Defibrillator Shocks Often Precede Death
September 4th, 2008 laurie
According to a Reuters report, a jolt from an implanted defibrillator is a very bad sign, as heart failure patients are about six times more likely to die after they receive their first life-saving shock, researchers reported on Wednesday. A study in the New England Journal of Medicine says 30 percent of those deaths come within a day of the jolt, suggesting that implantable defibrillators often merely delay the inevitable.
“One concern is that the use of ICD therapy could trade a quick, relatively painless (albeit premature) death for a more unpleasant death from progressive deterioration of the underlying heart disease or a coexisting illness,” the researchers wrote.
The study, led by Dr. Daniel Mark of Duke University Medical Center in Durham, North Carolina, used quality-of-life tests to assess the psychological well-being of 833 volunteers who received standard medical care, 830 who got additional drug treatment with amiodarone, also known by the Wyeth-Ayerst Pharmaceuticals brand name Cordarone, and 816 who received Medtronic ICDs.

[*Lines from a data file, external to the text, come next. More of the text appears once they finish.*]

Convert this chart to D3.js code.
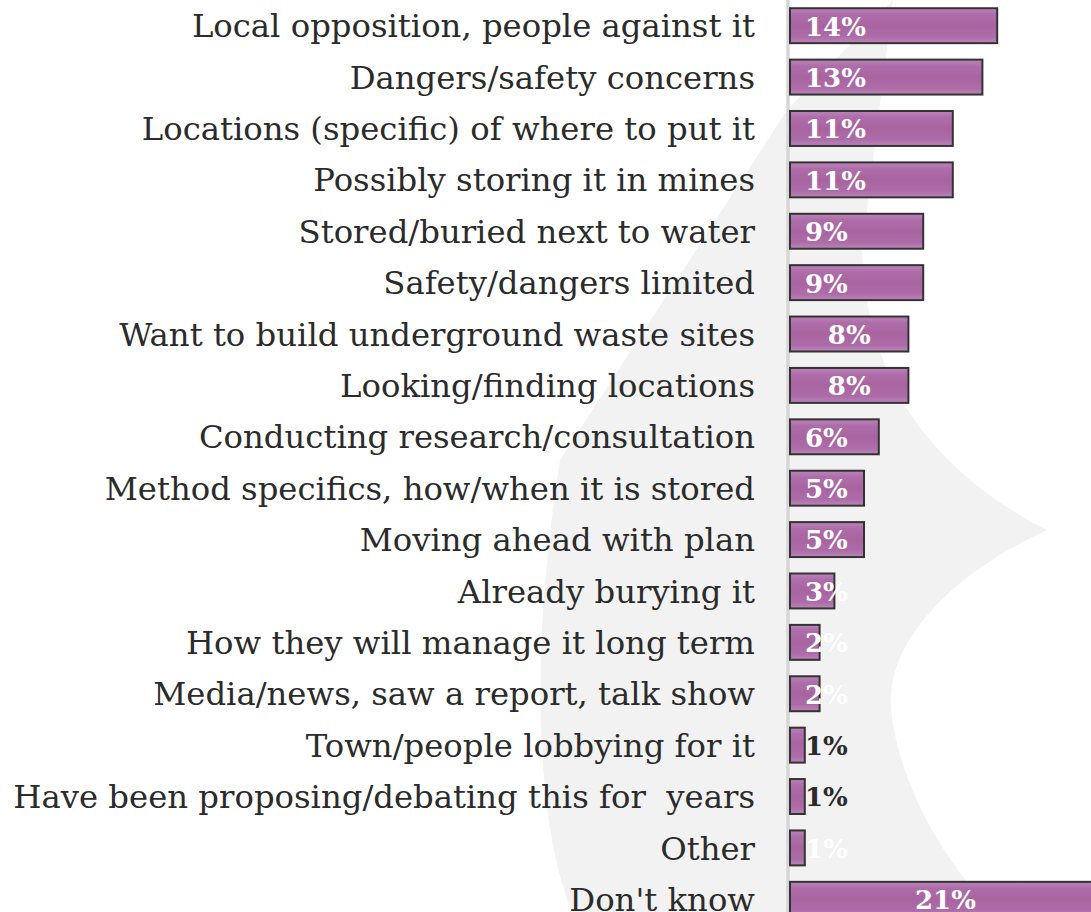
<!DOCTYPE html>
<html>
<head>
<meta charset="utf-8">
<script src="https://cdn.jsdelivr.net/npm/d3@7"></script>
<style>
  html, body { margin: 0; padding: 0; background: #ffffff; overflow: hidden; }
  svg { display: block; }
  text { white-space: pre; }
</style>
</head>
<body>
<svg id="chart" width="1091" height="912"></svg>
<script>
// ---- data ----
const categories = [
  "Local opposition, people against it",
  "Dangers/safety concerns",
  "Locations (specific) of where to put it",
  "Possibly storing it in mines",
  "Stored/buried next to water",
  "Safety/dangers limited",
  "Want to build underground waste sites",
  "Looking/finding locations",
  "Conducting research/consultation",
  "Method specifics, how/when it is stored",
  "Moving ahead with plan",
  "Already burying it",
  "How they will manage it long term",
  "Media/news, saw a report, talk show",
  "Town/people lobbying for it",
  "Have been proposing/debating this for  years",
  "Other",
  "Don't know"
];
const values = [14, 13, 11, 11, 9, 9, 8, 8, 6, 5, 5, 3, 2, 2, 1, 1, 1, 21];
const valueLabels = ["14%","13%","11%","11%","9%","9%","8%","8%","6%","5%","5%","3%","2%","2%","1%","1%","1%","21%"];
const labelAlign = ["start","start","start","start","start","start","middle","middle","start","start","start","start","start","start","start","start","start","middle"];
const labelDark  = [false,false,false,false,false,false,false,false,false,false,false,false,false,false,true,true,false,false];

// ---- layout ----
const W = 1091, H = 912;
const x0 = 790;
const svg = d3.select("#chart");

const x = d3.scaleLinear().domain([0, 21]).range([x0, x0 + 14.8 * 21]);
const y = d3.scaleBand().domain(categories).range([0, 925]).paddingInner(0.32).paddingOuter(0.16);

// defs: bar gradient
const defs = svg.append("defs");
const g1 = defs.append("linearGradient").attr("id", "barGrad").attr("x1", 0).attr("y1", 0).attr("x2", 0).attr("y2", 1);
[["0%", "#bb84b8"], ["18%", "#ae6daa"], ["50%", "#a8649f"], ["82%", "#ad6ca9"], ["100%", "#ba86b7"]]
  .forEach(([o, c]) => g1.append("stop").attr("offset", o).attr("stop-color", c));

// background watermark shape
svg.append("path")
  .attr("d", "M893,0 L862,250 C866,380 930,470 1047,530 C960,570 880,640 892,717 C900,780 940,860 995,912 L572,912 C535,820 530,650 560,460 L787,110 L893,0 Z")
  .attr("fill", "#f2f2f2");

// axis line
svg.append("line")
  .attr("x1", 788).attr("x2", 788).attr("y1", 0).attr("y2", H)
  .attr("stroke", "#d6d6d6").attr("stroke-width", 3.5);

// category labels
svg.append("g").selectAll("text")
  .data(categories)
  .join("text")
  .attr("x", 755)
  .attr("y", d => y(d) + y.bandwidth() / 2)
  .attr("dy", "0.36em")
  .attr("text-anchor", "end")
  .attr("font-family", "'DejaVu Serif', serif")
  .attr("font-size", 32.3)
  .attr("fill", "#2b2b2b")
  .text(d => d);

// bars
svg.append("g").selectAll("rect.bar")
  .data(categories)
  .join("rect")
  .attr("class", "bar")
  .attr("x", x(0))
  .attr("y", d => y(d))
  .attr("width", (d, i) => x(values[i]) - x(0))
  .attr("height", y.bandwidth())
  .attr("fill", "url(#barGrad)")
  .attr("stroke", "#333333")
  .attr("stroke-width", 2);

// value labels
svg.append("g").selectAll("text")
  .data(categories)
  .join("text")
  .attr("x", (d, i) => labelAlign[i] === "middle" ? (x(0) + x(values[i])) / 2 : x(0) + 15)
  .attr("y", d => y(d) + y.bandwidth() / 2)
  .attr("dy", "0.38em")
  .attr("text-anchor", (d, i) => labelAlign[i])
  .attr("font-family", "'DejaVu Serif', serif")
  .attr("font-weight", "bold")
  .attr("font-size", 26)
  .attr("fill", (d, i) => labelDark[i] ? "#2b2b2b" : "#ffffff")
  .text((d, i) => valueLabels[i]);
</script>
</body>
</html>
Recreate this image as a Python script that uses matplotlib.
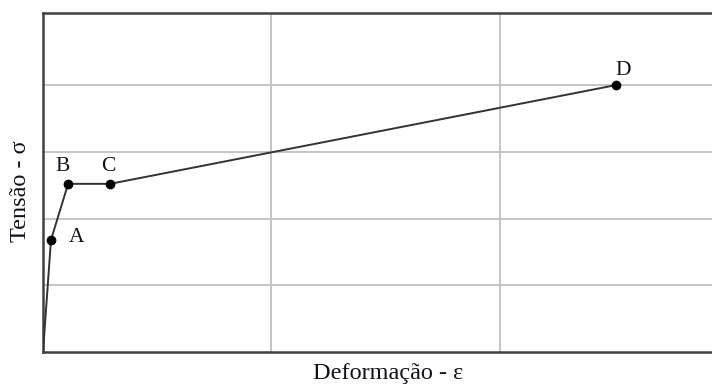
import matplotlib.pyplot as plt

# points of the stress-strain curve (O, A, B, C, D)
deformacao = [0.0, 0.035, 0.11, 0.294, 2.51]
tensao = [0.0, 1.68, 2.52, 2.52, 4.0]
rotulos = ['', 'A', 'B', 'C', 'D']
# label offsets in pixels (label centre relative to the point)
rotulo_offset = [(0, 0), (26, 2), (-6, 17), (-2, 17), (7, 15)]

plt.rcParams['font.family'] = ['Liberation Serif', 'DejaVu Serif']

fig = plt.figure(figsize=(7.12, 3.85), dpi=100)
ax = fig.add_axes([43 / 712, 33 / 385, 1 - 43 / 712, (352 - 13) / 385])

ax.set_xlim(0, 2.93)
ax.set_ylim(0, 5.08)
ax.set_xticks([1, 2])
ax.set_yticks([1, 2, 3, 4])
ax.tick_params(length=0, labelbottom=False, labelleft=False)
ax.grid(True, color='#c4c4c4', linewidth=1.4)
ax.set_axisbelow(True)

for side in ['left', 'bottom', 'top']:
    ax.spines[side].set_color('#404040')
    ax.spines[side].set_linewidth(1.8)
ax.spines['right'].set_visible(False)

ax.plot(deformacao, tensao, color='#333333', linewidth=1.4, zorder=3)
ax.plot(deformacao[1:], tensao[1:], 'o', color='black', markersize=6, zorder=4)

for x, y, txt, (dx, dy) in zip(deformacao, tensao, rotulos, rotulo_offset):
    if txt:
        ax.annotate(txt, (x, y), xytext=(dx * 0.72, dy * 0.72),
                    textcoords='offset points', ha='center', va='center',
                    fontsize=15.5, color='#111118')

fig.text(388 / 712, 1 - 373 / 385, 'Deformação - ε', ha='center', va='center',
         fontsize=17.5, color='#111118')
fig.text(21 / 712, 1 - 191 / 385, 'Tensão - σ', ha='center', va='center',
         rotation=90, fontsize=17.5, color='#111118')

fig.savefig('out.png', dpi=100)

Another study from the same trial, also published in the Journal, found that ICDs seem to provide short-term comfort for patients during the first year, although the psychological benefit disappeared at the 30-month mark.
Implantable cardioverter-defibrillators or ICDs, are known to reduce the risk of death. In the study that served as the basis of the new findings, Medtronic ICDs reduced the death rate by 23 percent over nearly four years.